If you do sell first, there are still ways to reduce disruption. Depending on the situation, you may be able to negotiate a post-closing occupancy period, time your closing with your next purchase, or use a short-term housing plan while you shop carefully.

What matters most in a competitive market

In a competitive market, the way you structure your move matters almost as much as the move itself. A buyer who has already sold, or who can buy without a home sale contingency, often has a stronger negotiating position. That does not mean you should stretch beyond what feels responsible. It means strategy matters.

This is where local guidance becomes especially valuable. In markets like St. Petersburg and surrounding Pinellas communities, price point, neighborhood demand, insurance considerations, condo rules, and property condition can all affect how realistic a buy-first plan actually is. A strong strategy is rarely just about getting preapproved. It is about understanding how the sale side and the purchase side affect each other.

At Kinest Realty, this is often where clients benefit most from having a calm, hands-on advisor. Not someone pushing a transaction forward, but someone helping weigh timing, risk, presentation, and negotiation together.

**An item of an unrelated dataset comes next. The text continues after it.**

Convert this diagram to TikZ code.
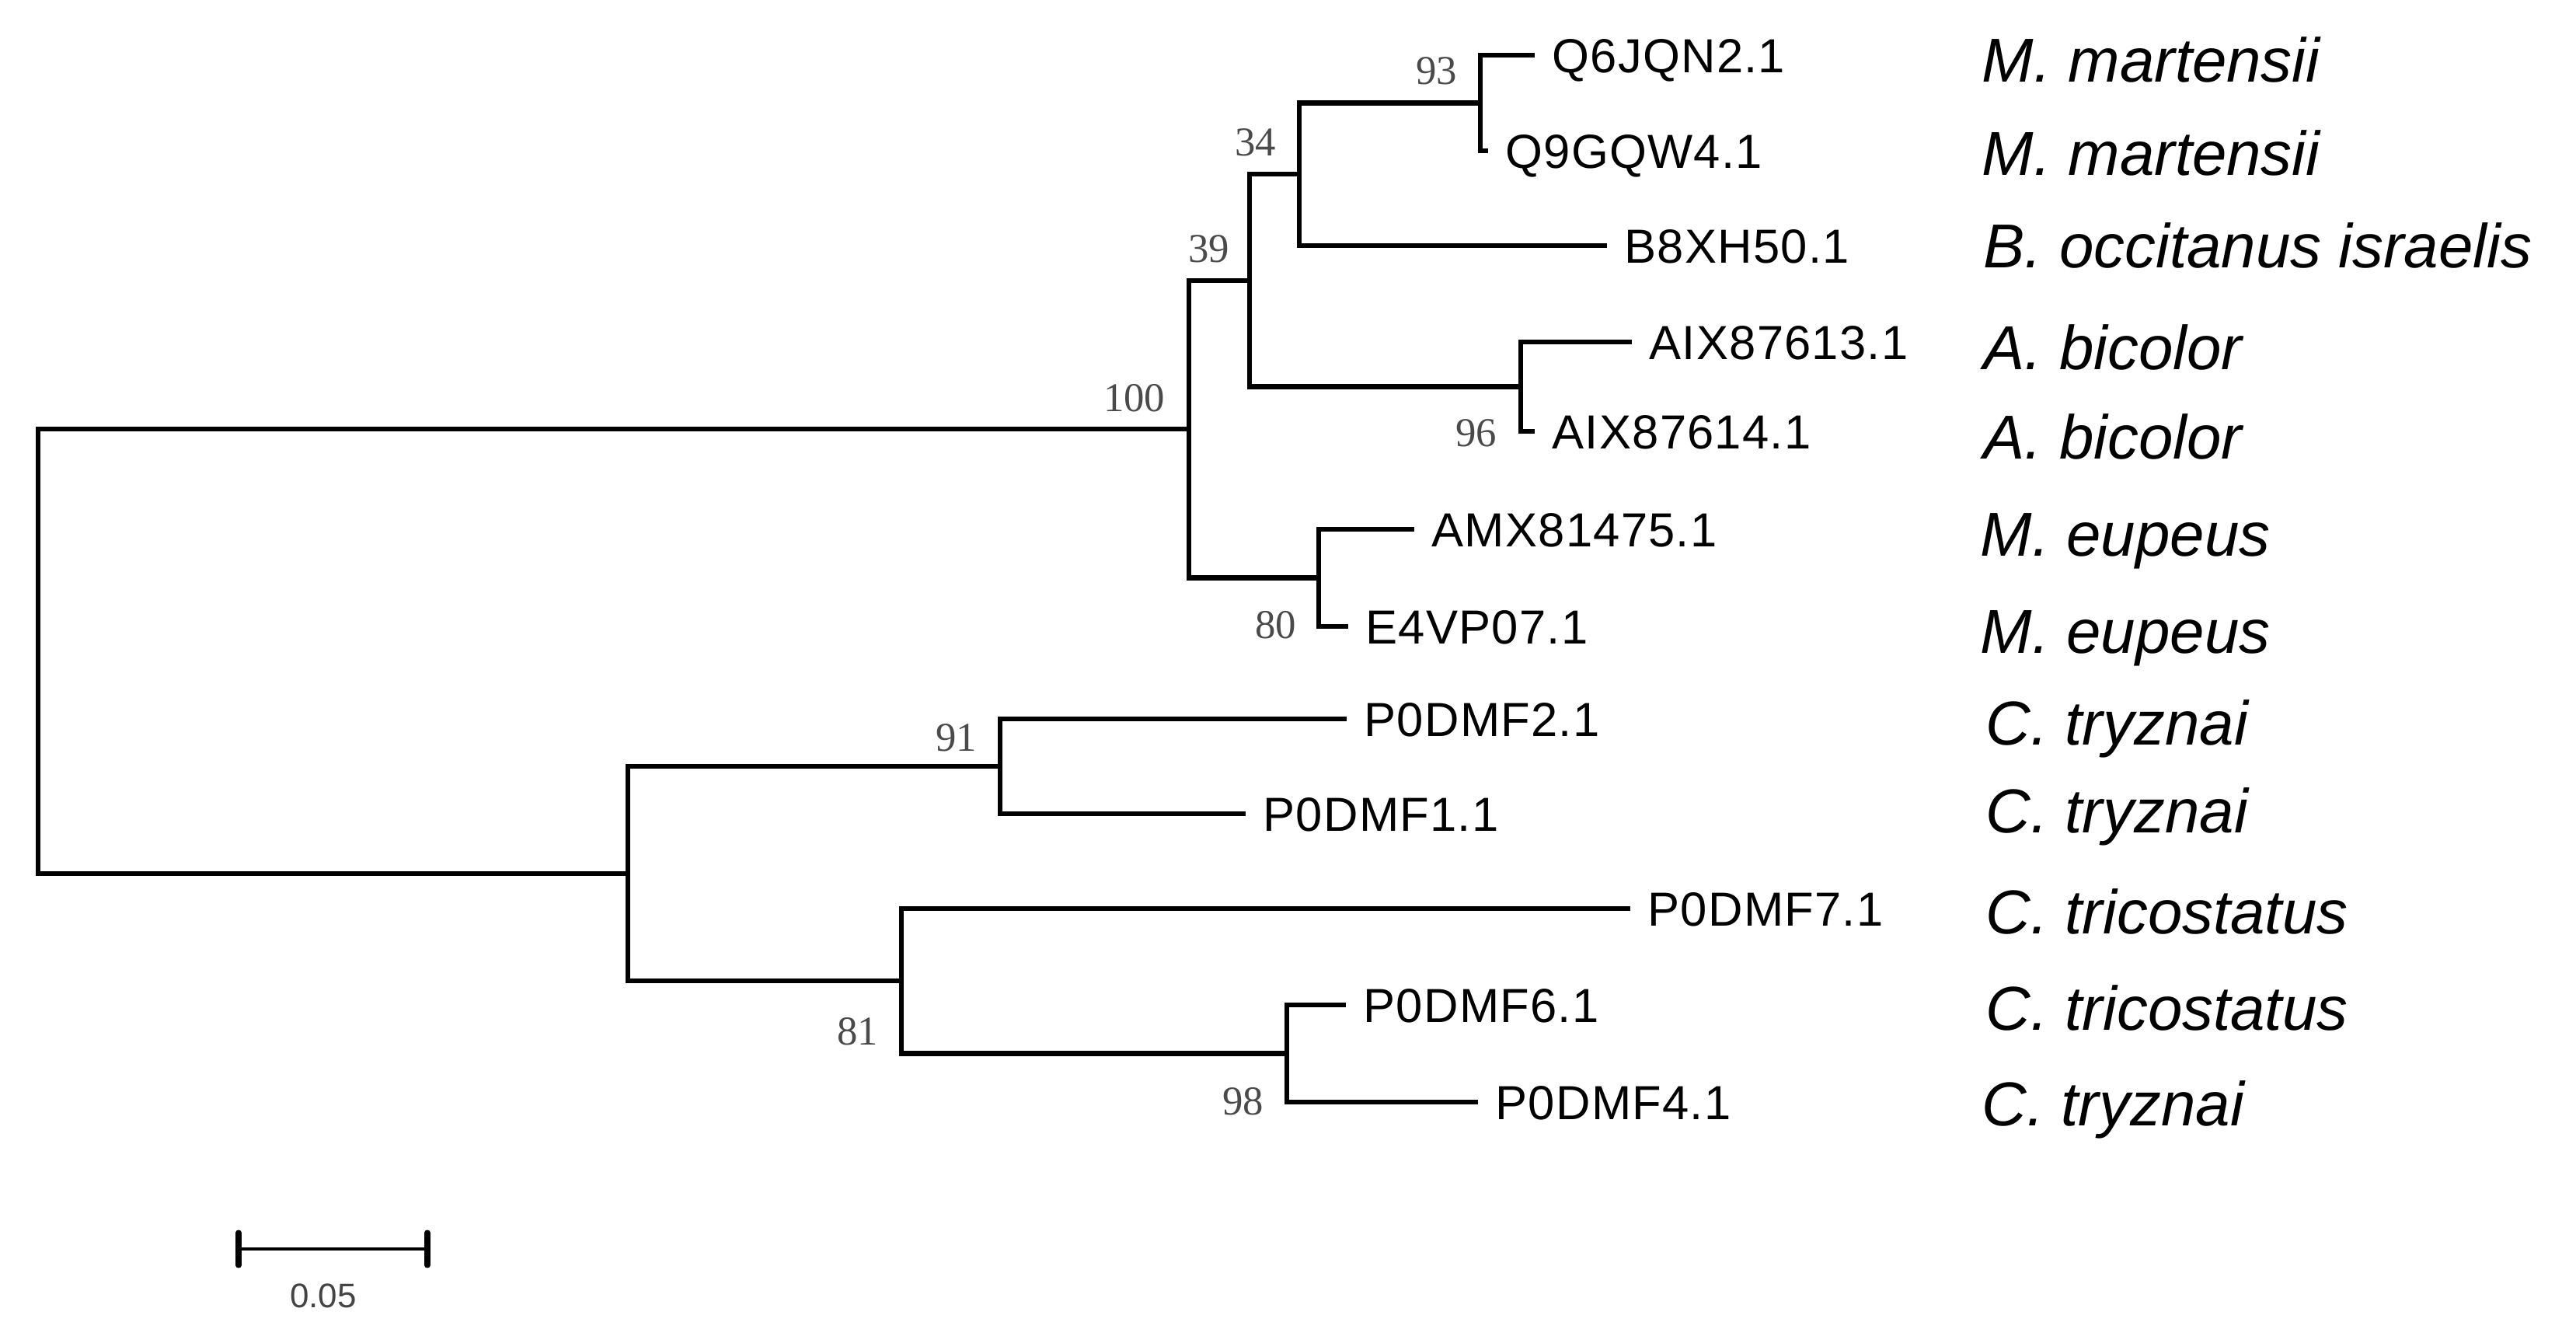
\documentclass[tikz,border=0pt]{standalone}
\usepackage{fontspec}
\setmainfont{Liberation Sans}
\newfontfamily\accfont[LetterSpace=2]{Liberation Sans}
\newfontfamily\bsfont{Liberation Serif}
\definecolor{bsgray}{HTML}{4A4A4A}
\definecolor{sbgray}{HTML}{444444}
\begin{document}
\begin{tikzpicture}[x=0.01cm,y=-0.01cm,
  branch/.style={line width=1.9pt, black},
  acc/.style={anchor=base west, inner sep=0pt, xshift=0.22cm, yshift=-6.3pt, font=\accfont\fontsize{17.5}{20}\selectfont},
  species/.style={anchor=base west, inner sep=0pt, yshift=-8.1pt, font=\itshape\fontsize{22.7}{26}\selectfont},
  boot/.style={anchor=base east, inner sep=0pt, yshift=-5.1pt, text=bsgray, font=\bsfont\fontsize{15}{18}\selectfont},
  scaletext/.style={anchor=base, inner sep=0pt, yshift=-4.5pt, text=sbgray, font=\fontsize{12.5}{15}\selectfont}]
\fill[white] (0,0) rectangle (3315,1728);
\useasboundingbox (0,0) rectangle (3315,1728);
% internal nodes
\coordinate (root) at (49,838);
\coordinate (n100) at (1530,552);
\coordinate (n39) at (1608,361);
\coordinate (n34) at (1672,224);
\coordinate (n93) at (1905,132.5);
\coordinate (n96) at (1957,497.5);
\coordinate (n80) at (1697,743.5);
\coordinate (nX) at (808,1124);
\coordinate (n91) at (1287,986);
\coordinate (n81) at (1160,1262);
\coordinate (n98) at (1656,1355.5);
% leaf tips
\coordinate (tQ6) at (1975,71);
\coordinate (tQ9) at (1915,194);
\coordinate (tB8) at (2068,316);
\coordinate (tA13) at (2100,440);
\coordinate (tA14) at (1975,555);
\coordinate (tAMX) at (1820,681);
\coordinate (tE4) at (1735,806);
\coordinate (tP2) at (1733,925);
\coordinate (tP1) at (1603,1047);
\coordinate (tP7) at (2098,1169);
\coordinate (tP6) at (1732,1293);
\coordinate (tP4) at (1902,1418);
% branches
\draw[branch] (root) |- (n100);
\draw[branch] (root) |- (nX);
\draw[branch] (n100) |- (n39);
\draw[branch] (n100) |- (n80);
\draw[branch] (n39) |- (n34);
\draw[branch] (n39) |- (n96);
\draw[branch] (n34) |- (n93);
\draw[branch] (n34) |- (tB8);
\draw[branch] (n93) |- (tQ6);
\draw[branch] (n93) |- (tQ9);
\draw[branch] (n96) |- (tA13);
\draw[branch] (n96) |- (tA14);
\draw[branch] (n80) |- (tAMX);
\draw[branch] (n80) |- (tE4);
\draw[branch] (nX) |- (n91);
\draw[branch] (nX) |- (n81);
\draw[branch] (n91) |- (tP2);
\draw[branch] (n91) |- (tP1);
\draw[branch] (n81) |- (tP7);
\draw[branch] (n81) |- (n98);
\draw[branch] (n98) |- (tP6);
\draw[branch] (n98) |- (tP4);
% accession labels
\node[acc] (lQ6) at (tQ6) {Q6JQN2.1};
\node[acc] (lQ9) at (tQ9) {Q9GQW4.1};
\node[acc] (lB8) at (tB8) {B8XH50.1};
\node[acc] (lA13) at (tA13) {AIX87613.1};
\node[acc] (lA14) at (tA14) {AIX87614.1};
\node[acc] (lAMX) at (tAMX) {AMX81475.1};
\node[acc] (lE4) at (tE4) {E4VP07.1};
\node[acc] (lP2) at (tP2) {P0DMF2.1};
\node[acc] (lP1) at (tP1) {P0DMF1.1};
\node[acc] (lP7) at (tP7) {P0DMF7.1};
\node[acc] (lP6) at (tP6) {P0DMF6.1};
\node[acc] (lP4) at (tP4) {P0DMF4.1};
% species labels
\node[species] (s1) at (2550,77) {M. martensii};
\node[species] (s2) at (2550,197) {M. martensii};
\node[species] (s3) at (2552,316) {B. occitanus israelis};
\node[species] (s4) at (2552,447) {A. bicolor};
\node[species] (s5) at (2552,562) {A. bicolor};
\node[species] (s6) at (2548,687) {M. eupeus};
\node[species] (s7) at (2548,812) {M. eupeus};
\node[species] (s8) at (2555,930) {C. tryznai};
\node[species] (s9) at (2555,1043) {C. tryznai};
\node[species] (s10) at (2555,1173) {C. tricostatus};
\node[species] (s11) at (2555,1297) {C. tricostatus};
\node[species] (s12) at (2550,1420) {C. tryznai};
% bootstrap values
\node[boot] (b93) at (1876,91) {93};
\node[boot] (b34) at (1643,183) {34};
\node[boot] (b39) at (1583,320) {39};
\node[boot] (b100) at (1500,512) {100};
\node[boot] (b96) at (1927,557) {96};
\node[boot] (b80) at (1669,804) {80};
\node[boot] (b91) at (1258,949) {91};
\node[boot] (b81) at (1131,1327) {81};
\node[boot] (b98) at (1627,1417) {98};
% scale bar
\coordinate (sbL) at (307,1607);
\coordinate (sbR) at (550,1607);
\draw[line width=1.3pt] (sbL) -- (sbR);
\draw[line width=2pt, line cap=round] (sbL) ++(0,-21) -- ++(0,42);
\draw[line width=2pt, line cap=round] (sbR) ++(0,-21) -- ++(0,42);
\node[scaletext] (sbtext) at (416,1667) {0.05};
\end{tikzpicture}
\end{document}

Questions to answer before you commit

Before moving ahead, make sure you can answer a few practical questions honestly. How long could you comfortably carry both homes? How much cash would remain after your purchase closes? If your current home needed repairs or a price adjustment, would your plan still work? And are you choosing this path because it truly fits your finances, or because it simply sounds more convenient?

Those answers usually tell the story.

Buying before selling can be a smart move when the numbers are solid and the plan is grounded in reality. It can also become an expensive source of pressure when the margin for error is too thin. The right path is the one that gives you enough flexibility to make good decisions, not rushed ones.